The chart was forming what I absolutely, positively, one-hundred-percent knew was a bull flag. I'd been watching this position bleed for three sessions and my brain — bless its deluded little heart — had decided the pattern was there. It wasn't. What was actually there was a slow, grinding downtrend that I had mentally redrawn into something that justified staying in.
This is apophenia — the very human tendency to perceive meaningful patterns in random noise. Traders are catastrophically prone to it because our whole craft is pattern-based. We train ourselves to see setups everywhere, and then one day the skill flips into a liability. We stop finding patterns and start manufacturing them, usually right around the moment our P&L starts hurting.

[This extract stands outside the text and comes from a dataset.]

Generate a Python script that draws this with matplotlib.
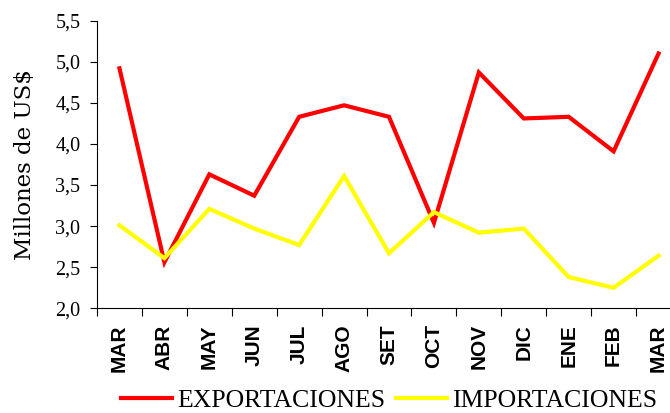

That afternoon I added to the position. Classic confirmation bias — I sought out every bullish signal and dismissed every bearish one. A single green candle on low volume felt like vindication. Spoiler: it was not vindication. It was Tuesday. The market did not care about my feelings, my average entry price, or the story I'd constructed around a squiggle on a screen.
The fix I eventually landed on was embarrassingly simple: write down the pattern criteria before entering a trade and never revise them once you're in. If the setup no longer qualifies by your pre-written rules, you're out — no negotiating with yourself at 2pm on a Thursday. Traders use this kind of pre-commitment strategy to separate genuine technical analysis from emotional noise. It's also worth understanding the psychology behind confirmation bias at a deeper level, and how cognitive biases systematically distort trader decision-making in ways we rarely notice in the moment.
The market doesn't reward how badly you want the trade to work — it only rewards being right about the actual pattern, not the one you invented to feel better about being wrong.